Produce a word-for-word copy of the listing below without its pictures.
-------- INFORMATION SHOWN
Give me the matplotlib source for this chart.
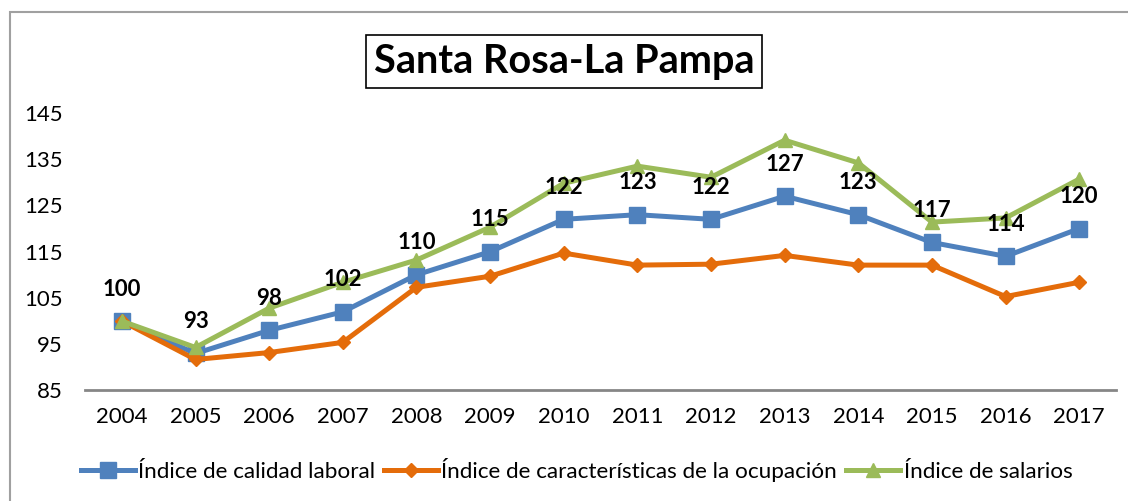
import matplotlib
matplotlib.use("Agg")
import matplotlib.pyplot as plt
from matplotlib.patches import Rectangle

plt.rcParams['font.family'] = ['Lato', 'DejaVu Sans']

# data
years = ['2004', '2005', '2006', '2007', '2008', '2009', '2010',
         '2011', '2012', '2013', '2014', '2015', '2016', '2017']
calidad = [100, 93, 98, 102, 110, 115, 122, 123, 122, 127, 123, 117, 114, 120]
ocupacion = [100, 91.7, 93.2, 95.4, 107.3, 109.7, 114.7,
             112.1, 112.3, 114.2, 112.1, 112.1, 105.3, 108.4]
salarios = [100, 94.3, 102.8, 108.4, 113.2, 120.3, 129.8,
            133.5, 131.1, 139.1, 134.2, 121.4, 122.3, 130.7]
series_names = ['Índice de calidad laboral',
                'Índice de características de la ocupación',
                'Índice de salarios']
y_ticks = [85, 95, 105, 115, 125, 135, 145]

BLUE = '#4F81BD'
ORANGE = '#E46C0A'
GREEN = '#9BBB59'

fig = plt.figure(figsize=(11.28, 5.01), dpi=100)
ax = fig.add_axes([0.0754, 0.2206, 0.914, 0.554])

x = list(range(len(years)))
ax.plot(x, calidad, color=BLUE, lw=3.6, marker='s', ms=12, label=series_names[0])
ax.plot(x, ocupacion, color=ORANGE, lw=3.6, marker='D', ms=7, label=series_names[1])
ax.plot(x, salarios, color=GREEN, lw=3.6, marker='^', ms=10, label=series_names[2])

for i, v in enumerate(calidad):
    ax.annotate(str(v), (i, v), xytext=(0, 23), textcoords='offset points',
                ha='center', va='center', fontsize=16, fontweight='bold')

ax.set_xlim(-0.5, len(years) - 0.5)
ax.set_ylim(85, 145)
ax.set_xticks(x)
ax.set_xticklabels(years)
ax.set_yticks(y_ticks)
ax.tick_params(axis='both', length=0, labelsize=16)
ax.tick_params(axis='y', pad=16)
ax.tick_params(axis='x', pad=12)
for side in ['top', 'right', 'left']:
    ax.spines[side].set_visible(False)
ax.spines['bottom'].set_color('#868686')
ax.spines['bottom'].set_linewidth(2)

fig.text(0.5, 0.877, 'Santa Rosa-La Pampa', ha='center', va='center',
         fontsize=28.5, fontweight='bold',
         bbox=dict(boxstyle='square,pad=0.2', fc='white', ec='black', lw=1.2))

fig.legend(loc='center', bbox_to_anchor=(0.511, 0.062), ncol=3, frameon=False,
           fontsize=16.2, handlelength=2.4, handletextpad=0.15, columnspacing=0.4)

fig.add_artist(Rectangle((10 / 1128, -0.1), 1.2, 1 - 12 / 501 + 0.1,
                         transform=fig.transFigure, fill=False,
                         ec='#A0A0A0', lw=1.5))

fig.savefig('out.png', dpi=100)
----------------
→ TASK RESULT:
Give me the matplotlib source for this chart.
import matplotlib
matplotlib.use("Agg")
import matplotlib.pyplot as plt
from matplotlib.patches import Rectangle

plt.rcParams['font.family'] = ['Lato', 'DejaVu Sans']

# data
years = ['2004', '2005', '2006', '2007', '2008', '2009', '2010',
         '2011', '2012', '2013', '2014', '2015', '2016', '2017']
calidad = [100, 93, 98, 102, 110, 115, 122, 123, 122, 127, 123, 117, 114, 120]
ocupacion = [100, 91.7, 93.2, 95.4, 107.3, 109.7, 114.7,
             112.1, 112.3, 114.2, 112.1, 112.1, 105.3, 108.4]
salarios = [100, 94.3, 102.8, 108.4, 113.2, 120.3, 129.8,
            133.5, 131.1, 139.1, 134.2, 121.4, 122.3, 130.7]
series_names = ['Índice de calidad laboral',
                'Índice de características de la ocupación',
                'Índice de salarios']
y_ticks = [85, 95, 105, 115, 125, 135, 145]

BLUE = '#4F81BD'
ORANGE = '#E46C0A'
GREEN = '#9BBB59'

fig = plt.figure(figsize=(11.28, 5.01), dpi=100)
ax = fig.add_axes([0.0754, 0.2206, 0.914, 0.554])

x = list(range(len(years)))
ax.plot(x, calidad, color=BLUE, lw=3.6, marker='s', ms=12, label=series_names[0])
ax.plot(x, ocupacion, color=ORANGE, lw=3.6, marker='D', ms=7, label=series_names[1])
ax.plot(x, salarios, color=GREEN, lw=3.6, marker='^', ms=10, label=series_names[2])

for i, v in enumerate(calidad):
    ax.annotate(str(v), (i, v), xytext=(0, 23), textcoords='offset points',
                ha='center', va='center', fontsize=16, fontweight='bold')

ax.set_xlim(-0.5, len(years) - 0.5)
ax.set_ylim(85, 145)
ax.set_xticks(x)
ax.set_xticklabels(years)
ax.set_yticks(y_ticks)
ax.tick_params(axis='both', length=0, labelsize=16)
ax.tick_params(axis='y', pad=16)
ax.tick_params(axis='x', pad=12)
for side in ['top', 'right', 'left']:
    ax.spines[side].set_visible(False)
ax.spines['bottom'].set_color('#868686')
ax.spines['bottom'].set_linewidth(2)

fig.text(0.5, 0.877, 'Santa Rosa-La Pampa', ha='center', va='center',
         fontsize=28.5, fontweight='bold',
         bbox=dict(boxstyle='square,pad=0.2', fc='white', ec='black', lw=1.2))

fig.legend(loc='center', bbox_to_anchor=(0.511, 0.062), ncol=3, frameon=False,
           fontsize=16.2, handlelength=2.4, handletextpad=0.15, columnspacing=0.4)

fig.add_artist(Rectangle((10 / 1128, -0.1), 1.2, 1 - 12 / 501 + 0.1,
                         transform=fig.transFigure, fill=False,
                         ec='#A0A0A0', lw=1.5))

fig.savefig('out.png', dpi=100)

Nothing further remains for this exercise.